* [COLLECTED MATERIAL]:
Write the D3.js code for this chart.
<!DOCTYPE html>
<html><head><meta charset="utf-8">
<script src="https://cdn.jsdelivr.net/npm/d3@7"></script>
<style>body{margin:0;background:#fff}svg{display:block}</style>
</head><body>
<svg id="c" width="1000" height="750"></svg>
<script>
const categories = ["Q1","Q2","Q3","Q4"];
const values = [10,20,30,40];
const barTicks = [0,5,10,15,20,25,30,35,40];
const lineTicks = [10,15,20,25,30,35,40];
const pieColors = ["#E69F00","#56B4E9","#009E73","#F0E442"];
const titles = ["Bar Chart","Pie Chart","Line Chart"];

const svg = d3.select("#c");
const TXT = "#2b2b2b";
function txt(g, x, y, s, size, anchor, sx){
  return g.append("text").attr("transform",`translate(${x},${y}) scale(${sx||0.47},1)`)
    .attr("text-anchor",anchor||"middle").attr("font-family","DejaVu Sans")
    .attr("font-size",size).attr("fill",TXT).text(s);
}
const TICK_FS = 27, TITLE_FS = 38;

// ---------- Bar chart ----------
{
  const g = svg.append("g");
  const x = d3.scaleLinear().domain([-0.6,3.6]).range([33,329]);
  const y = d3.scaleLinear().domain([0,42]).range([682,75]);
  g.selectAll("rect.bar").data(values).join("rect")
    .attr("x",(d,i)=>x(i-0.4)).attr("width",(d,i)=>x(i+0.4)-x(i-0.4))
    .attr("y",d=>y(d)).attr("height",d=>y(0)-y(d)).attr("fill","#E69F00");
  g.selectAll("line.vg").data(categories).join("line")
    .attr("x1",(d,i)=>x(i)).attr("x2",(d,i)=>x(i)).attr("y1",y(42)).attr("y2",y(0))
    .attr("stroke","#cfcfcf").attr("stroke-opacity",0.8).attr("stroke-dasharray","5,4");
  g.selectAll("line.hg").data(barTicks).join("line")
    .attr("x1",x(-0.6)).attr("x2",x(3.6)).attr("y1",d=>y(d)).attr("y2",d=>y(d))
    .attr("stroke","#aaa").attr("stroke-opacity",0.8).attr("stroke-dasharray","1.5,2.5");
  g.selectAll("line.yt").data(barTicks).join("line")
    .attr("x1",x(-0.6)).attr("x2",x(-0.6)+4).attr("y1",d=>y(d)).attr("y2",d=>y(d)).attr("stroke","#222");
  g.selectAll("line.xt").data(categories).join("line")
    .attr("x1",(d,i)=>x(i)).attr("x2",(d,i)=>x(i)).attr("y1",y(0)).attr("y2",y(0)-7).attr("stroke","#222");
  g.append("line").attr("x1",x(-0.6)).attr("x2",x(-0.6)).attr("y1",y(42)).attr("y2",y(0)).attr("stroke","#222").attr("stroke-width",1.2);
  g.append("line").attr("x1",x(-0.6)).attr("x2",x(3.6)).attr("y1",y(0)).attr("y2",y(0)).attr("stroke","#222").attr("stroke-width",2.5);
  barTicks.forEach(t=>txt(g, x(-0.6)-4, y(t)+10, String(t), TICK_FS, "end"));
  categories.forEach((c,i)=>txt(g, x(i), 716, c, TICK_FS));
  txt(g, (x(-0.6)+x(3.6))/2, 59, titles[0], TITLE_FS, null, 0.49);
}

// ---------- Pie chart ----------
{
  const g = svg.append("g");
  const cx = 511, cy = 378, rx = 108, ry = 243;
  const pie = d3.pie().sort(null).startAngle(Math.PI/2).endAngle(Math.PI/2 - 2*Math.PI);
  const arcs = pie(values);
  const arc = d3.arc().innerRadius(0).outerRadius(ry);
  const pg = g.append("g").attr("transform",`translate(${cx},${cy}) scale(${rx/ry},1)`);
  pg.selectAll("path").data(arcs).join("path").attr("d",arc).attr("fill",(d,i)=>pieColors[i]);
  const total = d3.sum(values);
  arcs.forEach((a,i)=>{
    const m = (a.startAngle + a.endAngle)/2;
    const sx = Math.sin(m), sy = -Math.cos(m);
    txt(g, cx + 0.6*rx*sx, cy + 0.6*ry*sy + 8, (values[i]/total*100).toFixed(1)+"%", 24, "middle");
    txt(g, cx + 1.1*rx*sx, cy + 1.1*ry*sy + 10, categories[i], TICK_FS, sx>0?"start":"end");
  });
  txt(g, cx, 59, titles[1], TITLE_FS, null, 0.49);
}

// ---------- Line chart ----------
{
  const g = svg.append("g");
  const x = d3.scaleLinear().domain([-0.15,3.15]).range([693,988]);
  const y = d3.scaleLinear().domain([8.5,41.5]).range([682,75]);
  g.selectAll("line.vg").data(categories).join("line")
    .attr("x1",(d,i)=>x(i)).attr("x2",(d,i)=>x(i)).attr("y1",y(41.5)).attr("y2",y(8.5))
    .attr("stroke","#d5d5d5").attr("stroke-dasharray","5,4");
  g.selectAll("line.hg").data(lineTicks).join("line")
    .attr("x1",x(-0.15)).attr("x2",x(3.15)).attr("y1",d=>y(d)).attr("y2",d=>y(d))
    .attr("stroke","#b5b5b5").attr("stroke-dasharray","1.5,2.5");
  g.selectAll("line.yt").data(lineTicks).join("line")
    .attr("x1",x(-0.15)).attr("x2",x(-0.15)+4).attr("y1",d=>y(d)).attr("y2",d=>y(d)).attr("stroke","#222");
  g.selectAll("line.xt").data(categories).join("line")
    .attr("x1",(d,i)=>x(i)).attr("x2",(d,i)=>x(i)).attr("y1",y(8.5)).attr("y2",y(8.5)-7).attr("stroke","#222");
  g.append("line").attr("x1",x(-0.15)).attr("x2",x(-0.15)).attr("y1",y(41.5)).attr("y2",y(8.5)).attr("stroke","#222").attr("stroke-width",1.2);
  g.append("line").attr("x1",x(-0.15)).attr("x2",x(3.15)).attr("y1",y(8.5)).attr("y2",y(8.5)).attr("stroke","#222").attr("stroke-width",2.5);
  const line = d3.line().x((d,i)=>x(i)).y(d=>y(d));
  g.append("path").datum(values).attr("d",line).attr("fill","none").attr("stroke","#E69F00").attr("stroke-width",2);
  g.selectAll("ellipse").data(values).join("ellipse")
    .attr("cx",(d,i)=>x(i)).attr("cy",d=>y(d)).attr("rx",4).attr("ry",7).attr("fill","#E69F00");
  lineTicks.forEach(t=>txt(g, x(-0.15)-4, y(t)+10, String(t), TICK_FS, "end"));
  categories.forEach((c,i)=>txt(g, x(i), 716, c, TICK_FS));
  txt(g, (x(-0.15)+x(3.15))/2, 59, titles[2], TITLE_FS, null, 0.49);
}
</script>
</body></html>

* [YOUR TASK]: Reproduce all the data word for word.

* [CORRECT ANSWER]:
Write the D3.js code for this chart.
<!DOCTYPE html>
<html><head><meta charset="utf-8">
<script src="https://cdn.jsdelivr.net/npm/d3@7"></script>
<style>body{margin:0;background:#fff}svg{display:block}</style>
</head><body>
<svg id="c" width="1000" height="750"></svg>
<script>
const categories = ["Q1","Q2","Q3","Q4"];
const values = [10,20,30,40];
const barTicks = [0,5,10,15,20,25,30,35,40];
const lineTicks = [10,15,20,25,30,35,40];
const pieColors = ["#E69F00","#56B4E9","#009E73","#F0E442"];
const titles = ["Bar Chart","Pie Chart","Line Chart"];

const svg = d3.select("#c");
const TXT = "#2b2b2b";
function txt(g, x, y, s, size, anchor, sx){
  return g.append("text").attr("transform",`translate(${x},${y}) scale(${sx||0.47},1)`)
    .attr("text-anchor",anchor||"middle").attr("font-family","DejaVu Sans")
    .attr("font-size",size).attr("fill",TXT).text(s);
}
const TICK_FS = 27, TITLE_FS = 38;

// ---------- Bar chart ----------
{
  const g = svg.append("g");
  const x = d3.scaleLinear().domain([-0.6,3.6]).range([33,329]);
  const y = d3.scaleLinear().domain([0,42]).range([682,75]);
  g.selectAll("rect.bar").data(values).join("rect")
    .attr("x",(d,i)=>x(i-0.4)).attr("width",(d,i)=>x(i+0.4)-x(i-0.4))
    .attr("y",d=>y(d)).attr("height",d=>y(0)-y(d)).attr("fill","#E69F00");
  g.selectAll("line.vg").data(categories).join("line")
    .attr("x1",(d,i)=>x(i)).attr("x2",(d,i)=>x(i)).attr("y1",y(42)).attr("y2",y(0))
    .attr("stroke","#cfcfcf").attr("stroke-opacity",0.8).attr("stroke-dasharray","5,4");
  g.selectAll("line.hg").data(barTicks).join("line")
    .attr("x1",x(-0.6)).attr("x2",x(3.6)).attr("y1",d=>y(d)).attr("y2",d=>y(d))
    .attr("stroke","#aaa").attr("stroke-opacity",0.8).attr("stroke-dasharray","1.5,2.5");
  g.selectAll("line.yt").data(barTicks).join("line")
    .attr("x1",x(-0.6)).attr("x2",x(-0.6)+4).attr("y1",d=>y(d)).attr("y2",d=>y(d)).attr("stroke","#222");
  g.selectAll("line.xt").data(categories).join("line")
    .attr("x1",(d,i)=>x(i)).attr("x2",(d,i)=>x(i)).attr("y1",y(0)).attr("y2",y(0)-7).attr("stroke","#222");
  g.append("line").attr("x1",x(-0.6)).attr("x2",x(-0.6)).attr("y1",y(42)).attr("y2",y(0)).attr("stroke","#222").attr("stroke-width",1.2);
  g.append("line").attr("x1",x(-0.6)).attr("x2",x(3.6)).attr("y1",y(0)).attr("y2",y(0)).attr("stroke","#222").attr("stroke-width",2.5);
  barTicks.forEach(t=>txt(g, x(-0.6)-4, y(t)+10, String(t), TICK_FS, "end"));
  categories.forEach((c,i)=>txt(g, x(i), 716, c, TICK_FS));
  txt(g, (x(-0.6)+x(3.6))/2, 59, titles[0], TITLE_FS, null, 0.49);
}

// ---------- Pie chart ----------
{
  const g = svg.append("g");
  const cx = 511, cy = 378, rx = 108, ry = 243;
  const pie = d3.pie().sort(null).startAngle(Math.PI/2).endAngle(Math.PI/2 - 2*Math.PI);
  const arcs = pie(values);
  const arc = d3.arc().innerRadius(0).outerRadius(ry);
  const pg = g.append("g").attr("transform",`translate(${cx},${cy}) scale(${rx/ry},1)`);
  pg.selectAll("path").data(arcs).join("path").attr("d",arc).attr("fill",(d,i)=>pieColors[i]);
  const total = d3.sum(values);
  arcs.forEach((a,i)=>{
    const m = (a.startAngle + a.endAngle)/2;
    const sx = Math.sin(m), sy = -Math.cos(m);
    txt(g, cx + 0.6*rx*sx, cy + 0.6*ry*sy + 8, (values[i]/total*100).toFixed(1)+"%", 24, "middle");
    txt(g, cx + 1.1*rx*sx, cy + 1.1*ry*sy + 10, categories[i], TICK_FS, sx>0?"start":"end");
  });
  txt(g, cx, 59, titles[1], TITLE_FS, null, 0.49);
}

// ---------- Line chart ----------
{
  const g = svg.append("g");
  const x = d3.scaleLinear().domain([-0.15,3.15]).range([693,988]);
  const y = d3.scaleLinear().domain([8.5,41.5]).range([682,75]);
  g.selectAll("line.vg").data(categories).join("line")
    .attr("x1",(d,i)=>x(i)).attr("x2",(d,i)=>x(i)).attr("y1",y(41.5)).attr("y2",y(8.5))
    .attr("stroke","#d5d5d5").attr("stroke-dasharray","5,4");
  g.selectAll("line.hg").data(lineTicks).join("line")
    .attr("x1",x(-0.15)).attr("x2",x(3.15)).attr("y1",d=>y(d)).attr("y2",d=>y(d))
    .attr("stroke","#b5b5b5").attr("stroke-dasharray","1.5,2.5");
  g.selectAll("line.yt").data(lineTicks).join("line")
    .attr("x1",x(-0.15)).attr("x2",x(-0.15)+4).attr("y1",d=>y(d)).attr("y2",d=>y(d)).attr("stroke","#222");
  g.selectAll("line.xt").data(categories).join("line")
    .attr("x1",(d,i)=>x(i)).attr("x2",(d,i)=>x(i)).attr("y1",y(8.5)).attr("y2",y(8.5)-7).attr("stroke","#222");
  g.append("line").attr("x1",x(-0.15)).attr("x2",x(-0.15)).attr("y1",y(41.5)).attr("y2",y(8.5)).attr("stroke","#222").attr("stroke-width",1.2);
  g.append("line").attr("x1",x(-0.15)).attr("x2",x(3.15)).attr("y1",y(8.5)).attr("y2",y(8.5)).attr("stroke","#222").attr("stroke-width",2.5);
  const line = d3.line().x((d,i)=>x(i)).y(d=>y(d));
  g.append("path").datum(values).attr("d",line).attr("fill","none").attr("stroke","#E69F00").attr("stroke-width",2);
  g.selectAll("ellipse").data(values).join("ellipse")
    .attr("cx",(d,i)=>x(i)).attr("cy",d=>y(d)).attr("rx",4).attr("ry",7).attr("fill","#E69F00");
  lineTicks.forEach(t=>txt(g, x(-0.15)-4, y(t)+10, String(t), TICK_FS, "end"));
  categories.forEach((c,i)=>txt(g, x(i), 716, c, TICK_FS));
  txt(g, (x(-0.15)+x(3.15))/2, 59, titles[2], TITLE_FS, null, 0.49);
}
</script>
</body></html>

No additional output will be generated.